On September 21, 2002, Swedish engineer Nils Bohlin dies after a heart attack. Bohlin spent most of the 1950s developing ejection seats for Saab airplanes, and in 1958, he became the Volvo Car Corporation's first safety engineer. At Volvo, he designed the first three-point safety belt--a seatbelt with one strap that crossed diagonally across the user's chest and another that secured his or her hips. "In a way," Bohlin said shortly before he died, "my design works as much because the belt is comfortable for the user as it does because it is safer.
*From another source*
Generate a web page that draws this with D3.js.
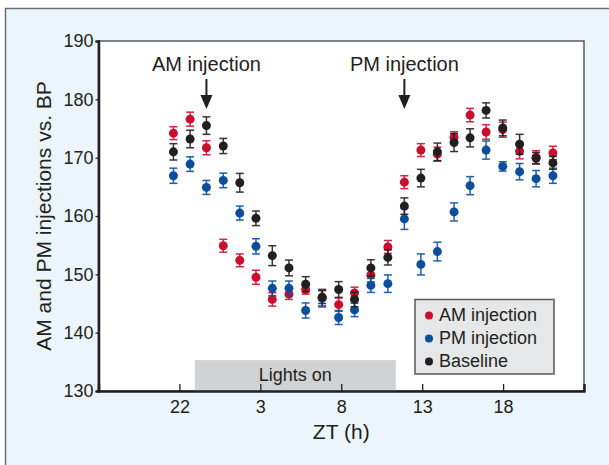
<!DOCTYPE html>
<html>
<head>
<meta charset="utf-8">
<script src="https://cdn.jsdelivr.net/npm/d3@7"></script>
<style>
  body { margin: 0; background: #fff; }
  text { font-family: "Liberation Sans", Arial, sans-serif; fill: #231f20; }
</style>
</head>
<body>
<div id="chart"></div>
<script>
var W = 609, H = 465;

// hours on a continuous axis (negative = previous evening, ZT 22 == -2)
var hours = [-2.37, -1.34, -0.33, 0.71, 1.73, 2.73, 3.74, 4.77, 5.80, 6.82, 7.84, 8.82,
             9.83, 10.88, 11.90, 12.92, 13.94, 14.97, 15.96, 16.95, 17.98, 19.02, 20.04, 21.08];

var amVals = [174.2, 176.6, 171.7, 154.9, 152.4, 149.5, 145.7, 146.6, 147.4, 146.0, 144.8, 146.8,
              149.9, 154.7, 165.8, 171.3, 170.6, 173.5, 177.3, 174.4, 174.8, 171.1, 170.1, 170.8];
var amErr  = [1.1, 1.2, 1.2, 1.1, 1.1, 1.2, 1.15, 0.9, 0.8, 1.4, 1.15, 1.0,
              1.2, 1.1, 1.1, 1.1, 1.2, 0.95, 1.15, 1.25, 1.3, 1.3, 1.1, 1.15];

var pmVals = [166.9, 168.9, 164.9, 166.1, 160.5, 154.8, 147.6, 147.6, 143.8, 145.9, 142.6, 143.9,
              148.1, 148.4, 159.5, 151.7, 153.9, 160.7, 165.2, 171.3, 168.5, 167.6, 166.4, 166.9];
var pmErr  = [1.3, 1.25, 1.2, 1.25, 1.2, 1.3, 1.25, 1.25, 1.3, 1.5, 1.2, 1.15,
              1.2, 1.5, 1.8, 1.8, 1.6, 1.55, 1.55, 1.55, 0.8, 1.4, 1.4, 1.3];

var baseVals = [171.0, 173.2, 175.5, 172.0, 165.7, 159.6, 153.2, 151.1, 148.3, 146.1, 147.4, 145.7,
                151.1, 152.9, 161.7, 166.5, 171.0, 172.6, 173.4, 178.1, 175.1, 172.3, 169.9, 169.1];
var baseErr  = [1.4, 1.5, 1.5, 1.3, 1.6, 1.25, 1.7, 1.35, 1.3, 1.1, 1.35, 1.25,
                1.4, 1.3, 1.4, 1.5, 1.5, 1.55, 1.55, 1.3, 1.35, 1.7, 1.0, 1.1];

var seriesNames = ["AM injection", "PM injection", "Baseline"];
var seriesColors = ["#c8102e", "#0b4f9c", "#231f20"];

var xTicks = [-2, 3, 8, 13, 18];
var yTicks = [130, 140, 150, 160, 170, 180, 190];
var lightsOn = [-1.05, 11.37];
var injections = [{label: "AM injection", at: -0.33}, {label: "PM injection", at: 11.9}];

var margin = {left: 98.5, right: 25, top: 41, bottom: 74};

var svg = d3.select("#chart")
    .append("svg")
    .attr("width", W)
    .attr("height", H);

// outer panel
svg.append("rect")
    .attr("x", 5.5).attr("y", 8.5)
    .attr("width", W + 10).attr("height", H + 10)
    .style("fill", "#ebf5fb")
    .style("stroke", "#6d6e70")
    .style("stroke-width", 1.5);

var x = d3.scaleLinear().domain([-7, 23]).range([margin.left, W - margin.right]);
var y = d3.scaleLinear().domain([130, 190]).range([H - margin.bottom, margin.top]);

// plot background
svg.append("rect")
    .attr("x", x(-7)).attr("y", y(190))
    .attr("width", x(23) - x(-7)).attr("height", y(130) - y(190))
    .style("fill", "#fff")
    .style("stroke", "#58595b")
    .style("stroke-width", 1.5);

// lights on band
svg.append("rect")
    .attr("x", x(lightsOn[0])).attr("y", y(135.3))
    .attr("width", x(lightsOn[1]) - x(lightsOn[0]))
    .attr("height", y(130) - y(135.3))
    .style("fill", "#d1d2d4");
svg.append("text")
    .attr("x", x((lightsOn[0] + lightsOn[1]) / 2))
    .attr("y", 381)
    .attr("text-anchor", "middle")
    .style("font-size", "18px")
    .text("Lights on");

// axes
var xAxis = d3.axisBottom(x)
    .tickValues(xTicks)
    .tickSize(-7)
    .tickPadding(9.5)
    .tickFormat(function(d) { return d < 0 ? d + 24 : d; });
var gx = svg.append("g")
    .attr("transform", "translate(0," + y(130) + ")")
    .call(xAxis);
gx.select(".domain").style("stroke", "#231f20").style("stroke-width", 2.5);
gx.selectAll(".tick line").style("stroke", "#231f20").style("stroke-width", 1.3);
gx.selectAll(".tick text").style("font-size", "18px").style("font-family", "Liberation Sans, Arial, sans-serif").style("fill", "#231f20");

var yAxis = d3.axisLeft(y)
    .tickValues(yTicks)
    .tickSize(3)
    .tickPadding(2);
var gy = svg.append("g")
    .attr("transform", "translate(" + x(-7) + ",0)")
    .call(yAxis);
gy.select(".domain").style("stroke", "#231f20").style("stroke-width", 2.5);
gy.selectAll(".tick line").style("stroke", "#231f20").style("stroke-width", 1.3);
gy.selectAll(".tick text").style("font-size", "18px").style("font-family", "Liberation Sans, Arial, sans-serif").style("fill", "#231f20");

// axis titles
svg.append("text")
    .attr("x", x(8)).attr("y", 439)
    .attr("text-anchor", "middle")
    .style("font-size", "21px")
    .text("ZT (h)");
svg.append("text")
    .attr("transform", "translate(51," + y(160) + ") rotate(-90)")
    .attr("text-anchor", "middle")
    .style("font-size", "21px")
    .text("AM and PM injections vs. BP");

// injection annotations
var ann = svg.selectAll(".ann")
    .data(injections)
    .enter()
    .append("g")
    .attr("transform", function(d) { return "translate(" + x(d.at) + ",0)"; });
ann.append("text")
    .attr("y", 70.5)
    .attr("text-anchor", "middle")
    .style("font-size", "20px")
    .text(function(d) { return d.label; });
ann.append("line")
    .attr("x1", 0).attr("x2", 0)
    .attr("y1", 79).attr("y2", 97)
    .style("stroke", "#231f20")
    .style("stroke-width", 2);
ann.append("path")
    .attr("d", "M-6,95 L6,95 L0,109 Z")
    .style("fill", "#231f20");

// points with error bars
var allVals = [amVals, pmVals, baseVals];
var allErr = [amErr, pmErr, baseErr];

allVals.forEach(function(vals, s) {
    var pts = vals.map(function(v, i) { return {t: hours[i], v: v, e: allErr[s][i]}; });
    var col = seriesColors[s];
    var g = svg.append("g");
    var bars = g.selectAll("g")
        .data(pts)
        .enter()
        .append("g")
        .style("stroke", col)
        .style("stroke-width", 1.5)
        .style("opacity", 0.9);
    bars.append("line")
        .attr("x1", function(d) { return x(d.t); })
        .attr("x2", function(d) { return x(d.t); })
        .attr("y1", function(d) { return y(d.v - d.e); })
        .attr("y2", function(d) { return y(d.v + d.e); });
    bars.append("line")
        .attr("x1", function(d) { return x(d.t) - 4; })
        .attr("x2", function(d) { return x(d.t) + 4; })
        .attr("y1", function(d) { return y(d.v - d.e); })
        .attr("y2", function(d) { return y(d.v - d.e); });
    bars.append("line")
        .attr("x1", function(d) { return x(d.t) - 4; })
        .attr("x2", function(d) { return x(d.t) + 4; })
        .attr("y1", function(d) { return y(d.v + d.e); })
        .attr("y2", function(d) { return y(d.v + d.e); });
    g.selectAll("circle")
        .data(pts)
        .enter()
        .append("circle")
        .attr("cx", function(d) { return x(d.t); })
        .attr("cy", function(d) { return y(d.v); })
        .attr("r", 4.5)
        .style("fill", col);
});

// legend
var lg = svg.append("g").attr("transform", "translate(415,299.5)");
lg.append("rect")
    .attr("width", 139).attr("height", 74.5)
    .style("fill", "#e6e7e8")
    .style("stroke", "#58595b")
    .style("stroke-width", 1.5);
var items = lg.selectAll(".item")
    .data(seriesNames)
    .enter()
    .append("g")
    .attr("transform", function(d, i) { return "translate(14," + (16 + i * 23) + ")"; });
items.append("circle")
    .attr("r", 4)
    .style("fill", function(d, i) { return seriesColors[i]; });
items.append("text")
    .attr("x", 10)
    .attr("y", 5)
    .style("font-size", "18px")
    .text(function(d) { return d; });
</script>
</body>
</html>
The pilots I worked with in the aerospace industry were willing to put on almost anything to keep them safe in case of a crash, but regular people in cars don't want to be uncomfortable even for a minute."
At the time that Bohlin introduced his three-point belt, not many non–racecar-drivers used seatbelts at all. (In fact, they were optional equipment in most cars: buyers had to pay extra if they wanted them.) The belts that were in use consisted of a single lap belt with a buckle that fastened over the stomach. In high-speed crashes, they would keep a person in his or her seat, but the abdominal pressure they caused could result in serious internal injuries. Bohlin's belt, by contrast, was much safer; it was just as easy to fasten; and it protected both the upper and lower body.
By 1959, the three-point belt was standard equipment in all Swedish Volvos, and by 1963, the company was installing the belts in all of its cars. Volvo even provided Bohlin's design to other carmakers for free. The design has changed very little in the past 50 years--it was practically perfect just as Bohlin designed it--and the U.S. National Highway Traffic Safety Administration estimates that buckling up with a Bohlin belt reduces a person's risk of dying in a car crash by almost 50 percent. "There is," said Volvo's CEO, "a little bit of Nils Bohlin in every car."
On the day that he died, Bohlin was inducted into the National Inventors Hall of Fame in Akron, Ohio.